Asset Performance Management (APM) is an approach that manages the information from various sources of data on physical assets throughout the organization. The management of information includes retrieval of data from different sources, integrating the data, applying analytics, and deriving visuals sufficient to facilitate asset management decision making. Successful deployment of APM requires consideration of data points that affect asset health or performance in every possible way. This will include people, processes, methods, to collect data and built an APM instance adapted to the challenges of the organization. Asset age, failure records, reliability models, maintainability and availability figures, safety records are the type of information to be collected or created during the deployment process.
While the term APM was exclusively used first by Meridium (later acquired by IBM), it has now gained widespread significance as the electric utility industry becomes more cognizant of growing big data management challenges. APM provides a foundational framework for effective data utilization and enables an alignment of assets’ performance with the core business objectives over their life cycle.
Key Elements of APM Strategy:
Despite the widespread popularity of the term APM within the electric utility sector, it is still dominantly misunderstood as just the deployment of software that tracks asset health index. While the software does play a crucial role in APM deployment, it is not the only factor. Successful organizations maximize value from APM implementation by considering other factors beyond asset conditions such as consequences of asset failure, material solutions, inventory, operation and maintenance data, human factors, environment, and other technical, organizational and financial information.
1. Enterprise-wide Data Management Capability
Enterprise-wide data management means managing the data from all aspects of the utility’s business in a coherent manner. Often the data is segmented in silos such as personal workstations, paper records, isolated cloud servers such as Supervisory Control and Data Acquisition (SCADA), and Outage Management Systems (OMS), customer relationship tools, financial tools, and inventory management. Such data is often restricted and no one team at any given time has access to all the silos of data.
This effect makes it difficult to understand the influence of each aspect of the business on the performance of an individual asset. The deployment of the enterprise-wide data lake or single database can integrate all streams of data points and enable comparison and analysis of each data point in line with the utility’s business objectives.
2. Understanding Regulatory Context
The regulatory environment is evolving to facilitate utilities to transition to the internet of things (IoT), digital twins, machine learning, and artificial intelligence-based performance management. Utilities are expected to substantiate their rate-filing applications through transparent data collection processes that limit human intervention.

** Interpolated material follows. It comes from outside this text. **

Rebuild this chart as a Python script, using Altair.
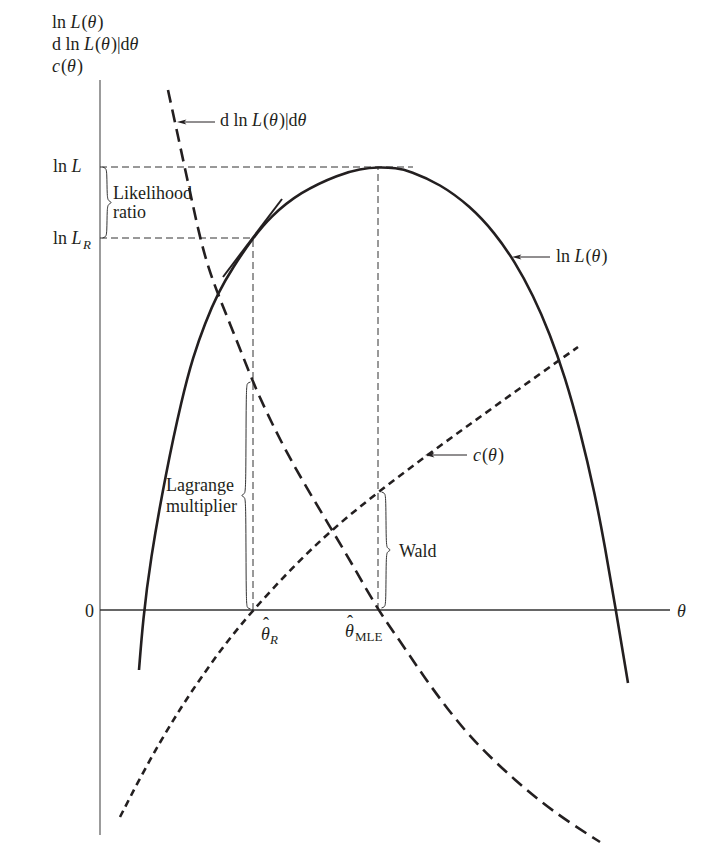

Previously, utilities were able to get away with increasing rates to their customers just by incorporating age-based asset replacement plans. Now, with an increasing focus and awareness of asset optimizations and APM on the part of regulatory agencies, utilities are pushed more than ever to undergo digital transformation to create and sustain their asset management plans.
3. Transition to Risk-based Decision Making
An effective APM strategy enables the creation of a risk-based asset investment plan. A risk-based plan is a plan that looks into the impact of losing the performance of the asset. Generally, asset failure risk is the combination of two components: the probability of failure of assets and the consequences of failure for the organization that operates and maintains the asset portfolio and the external stakeholders like clients or service users. Some risk assessment methods have more complex formulations that consider other parameters such as failure detectability. The deployment of APM provides an estimation of the full life-cycle view of the asset and facilitates the implementation of risk-based asset investment planning. This is done by balancing the capital cost of replacement assets with the incremental operating and maintenance cost of the asset over its life cycle. Through the deployment of APM, the utility can also understand the impact of asset performance on business objectives which is a foundational piece to realize all possible types of uncertainties an asset can generally be exposed to under a utility environment.
4. People and Culture
People and culture represent one of the most important aspects of successful asset management plans. No matter how much sophisticated digital technology is deployed, if the people are not ready to accept change, you won’t be able to maximize the benefit of the APM. As a result utilities, despite the deployment of asset management tools often remain unable to realize full benefits. This is due to the lack of asset management knowledge and awareness on the part of the leadership team. This lack of awareness results in shaky trust in the accuracy of decision-making from APM tools. One of the best approaches to the successful implementation of APM is to provide training through both top-down as well as bottom-up approaches. The top management should be trained on the importance of evolving asset management requirements. While the frontline power workers should be trained and given a complete picture as to why a specific data point for a given asset needs to be collected and what impact it can have on the business objectives. A successful APM implementation needs the existence of a line of sight (LOS) from a strategic level to the individual assets, and it has to be regularly communicated and explained to the stakeholders involved in the APM implementation: Of course, we all need to give meaning to our daily activities at work and understand what bigger challenges they serve.
Asset Performance Management implementation is a complex task in the rate-regulated electric utility environment. This is primarily due to the versatility of aspects the performance of the asset can be impacted. The successful deployment of APM requires careful consideration of not only the technical aspects of asset performance but also the evolving regulatory context and most importantly the maturity of the culture of asset management and continuous improvement within the company.